SH32A-01:
Tracing Heliospheric Structures to Their Solar Origin

Wednesday, 17 December 2014: 10:40 AM
R F Wimmer-Schweingruber, University of Kiel, Kiel, Germany
Abstract:
The solar wind creates a giant plasma bubble in our immediate, very local interstellar medium (VLISM), the heliosphere. As is true for every physical system, its structure is determined by dynamic processes and by the boundary conditions at the Sun and in the VLISM. Because of the supersonic expansion of the solar wind the structure of the inner (several AU) heliosphere is (nearly) exclusively determined by the Sun. As simple as this may all appear, the problem of linking heliospheric structure to solar features is remarkably complex and has so far eluded satisfactory solutions. ESA and NASA have implemented the Solar Orbiter and Solar Probe Plus missions to tackle and solve the mystery of how the Sun creates and controls the heliosphere. Previous missions, especially the twin Helios mission, lacked two crucial elements, remote-sensing of solar features and their dynamics, and composition measurements of the solar plasma, wind, and energetic particles. Solar Orbiter has both elements in its highly sophisticated payload and will allow us to link solar features to the solar wind sampled in situ by using composition and energetic particles as tracers. The composition of the solar wind is altered from its photospheric origin by two processes very probably acting at different altitudes in the solar atmosphere. Elemental composition of the solar wind appears to be fractionated by its First Ionization Potential (FIP) or time (FIT), indicating that some mechanism separates neutral atoms from ions. This requires temperatures low enough to allow a substantial neutral fraction of the solar plasma and therefore the FIP-effect is believed to act primarily in the chromosphere. Charge states on the other hand are determined by the expansion and acceleration of the solar wind and the electron temperature high in the corona.
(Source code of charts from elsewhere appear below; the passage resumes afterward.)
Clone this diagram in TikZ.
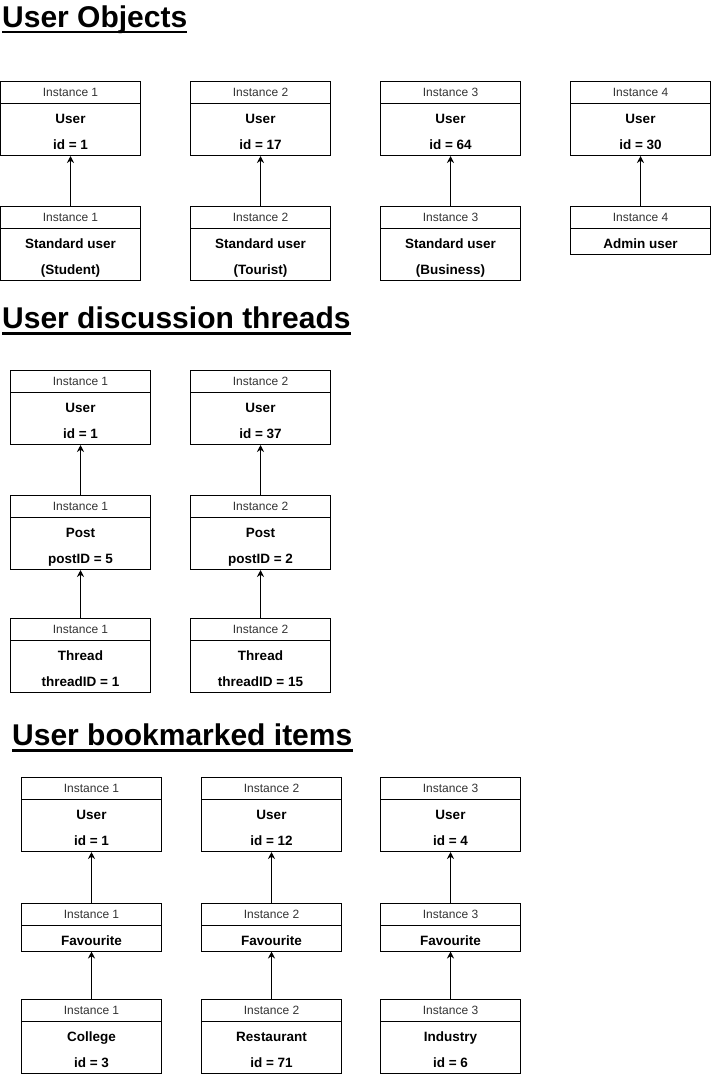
\documentclass[tikz,border=0pt]{standalone}
\usepackage{fontspec}
\setmainfont{Liberation Sans}
\usetikzlibrary{arrows.meta}
\definecolor{hdrtext}{HTML}{333333}
\tikzset{
  hdr/.style={draw=black, line width=1pt, minimum width=140pt, minimum height=22pt, inner sep=0pt,
    anchor=north west, text=hdrtext, font=\fontsize{12}{14}\selectfont},
  bodybox/.style={draw=black, line width=1pt, minimum width=140pt, inner sep=0pt,
    anchor=north west, align=center, font=\bfseries\fontsize{13.5}{26}\selectfont},
  ttl/.style={anchor=base west, inner sep=0pt, font=\bfseries\fontsize{30}{36}\selectfont},
  uline/.style={line width=2.5pt},
  arr/.style={line width=1pt, -{Stealth[length=7pt,width=7pt]}}
}
% #1 name, #2 x, #3 top, #4 body height, #5 header, #6 body text
\newcommand{\objbox}[6]{%
  \node[hdr] (#1h) at (#2,#3) {#5};
  \node[bodybox, minimum height=#4pt] (#1b) at (#2,#3+22) {#6};
}
\newcommand{\bl}[1]{\rule[-6pt]{0pt}{26pt}#1}
\begin{document}
\begin{tikzpicture}[x=1pt,y=-1pt]
\useasboundingbox (0,0) rectangle (711,1077);
% ---------- Section 1
\node[ttl] (t1) at (2,27) {User Objects};
\draw[uline] ([yshift=-5pt]t1.base west) -- ([yshift=-5pt]t1.base east);
\objbox{ua}{0}{81}{52}{Instance 1}{\bl{User}\\\bl{id = 1}}
\objbox{ub}{190}{81}{52}{Instance 2}{\bl{User}\\\bl{id = 17}}
\objbox{uc}{380}{81}{52}{Instance 3}{\bl{User}\\\bl{id = 64}}
\objbox{ud}{570}{81}{52}{Instance 4}{\bl{User}\\\bl{id = 30}}
\objbox{sa}{0}{206}{52}{Instance 1}{\bl{Standard user}\\\bl{(Student)}}
\objbox{sb}{190}{206}{52}{Instance 2}{\bl{Standard user}\\\bl{(Tourist)}}
\objbox{sc}{380}{206}{52}{Instance 3}{\bl{Standard user}\\\bl{(Business)}}
\objbox{sd}{570}{206}{26}{Instance 4}{\bl{Admin user}}
\draw[arr] (sah.north) -- (uab.south);
\draw[arr] (sbh.north) -- (ubb.south);
\draw[arr] (sch.north) -- (ucb.south);
\draw[arr] (sdh.north) -- (udb.south);
% ---------- Section 2
\node[ttl] (t2) at (2,328.5) {User discussion threads};
\draw[uline] ([yshift=-5pt]t2.base west) -- ([yshift=-5pt]t2.base east);
\objbox{du}{10}{370}{52}{Instance 1}{\bl{User}\\\bl{id = 1}}
\objbox{eu}{190}{370}{52}{Instance 2}{\bl{User}\\\bl{id = 37}}
\objbox{dp}{10}{495}{52}{Instance 1}{\bl{Post}\\\bl{postID = 5}}
\objbox{ep}{190}{495}{52}{Instance 2}{\bl{Post}\\\bl{postID = 2}}
\objbox{dt}{10}{618}{52}{Instance 1}{\bl{Thread}\\\bl{threadID = 1}}
\objbox{et}{190}{618}{52}{Instance 2}{\bl{Thread}\\\bl{threadID = 15}}
\draw[arr] (dph.north) -- (dub.south);
\draw[arr] (eph.north) -- (eub.south);
\draw[arr] (dth.north) -- (dpb.south);
\draw[arr] (eth.north) -- (epb.south);
% ---------- Section 3
\node[ttl] (t3) at (12,745.5) {User bookmarked items};
\draw[uline] ([yshift=-5pt]t3.base west) -- ([yshift=-5pt]t3.base east);
\objbox{bu}{21}{777}{52}{Instance 1}{\bl{User}\\\bl{id = 1}}
\objbox{cu}{201}{777}{52}{Instance 2}{\bl{User}\\\bl{id = 12}}
\objbox{gu}{380}{777}{52}{Instance 3}{\bl{User}\\\bl{id = 4}}
\objbox{bf}{21}{902.5}{26}{Instance 1}{\bl{Favourite}}
\objbox{cf}{201}{902.5}{26}{Instance 2}{\bl{Favourite}}
\objbox{gf}{380}{902.5}{26}{Instance 3}{\bl{Favourite}}
\objbox{bi}{21}{999}{52}{Instance 1}{\bl{College}\\\bl{id = 3}}
\objbox{ci}{201}{999}{52}{Instance 2}{\bl{Restaurant}\\\bl{id = 71}}
\objbox{gi}{380}{999}{52}{Instance 3}{\bl{Industry}\\\bl{id = 6}}
\draw[arr] (bfh.north) -- (bub.south);
\draw[arr] (cfh.north) -- (cub.south);
\draw[arr] (gfh.north) -- (gub.south);
\draw[arr] (bih.north) -- (bfb.south);
\draw[arr] (cih.north) -- (cfb.south);
\draw[arr] (gih.north) -- (gfb.south);
\end{tikzpicture}
\end{document}
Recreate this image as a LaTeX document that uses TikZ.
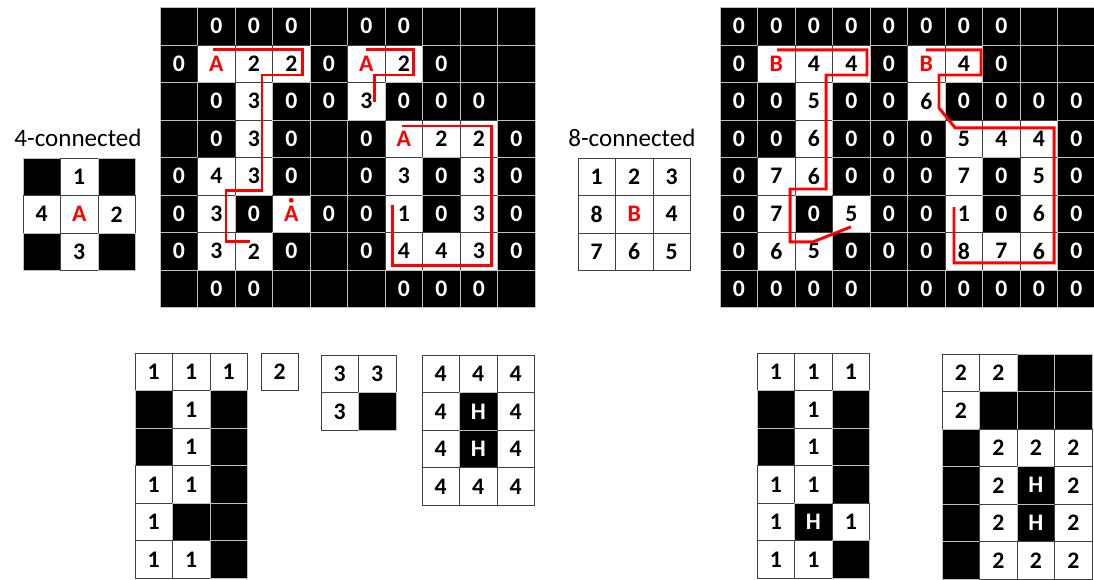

Solar Orbiter will allow remote-sensing measurements of the elemental composition of solar features and comparison with that measured in situ after the solar wind has traveled from the Sun to the spacecraft. Further information about the linkage between Sun and heliosphere will come from energetic particles which are tightly bound to magnetic field lines and therefore serve as good tracers for the magnetic connection between Sun and heliosphere.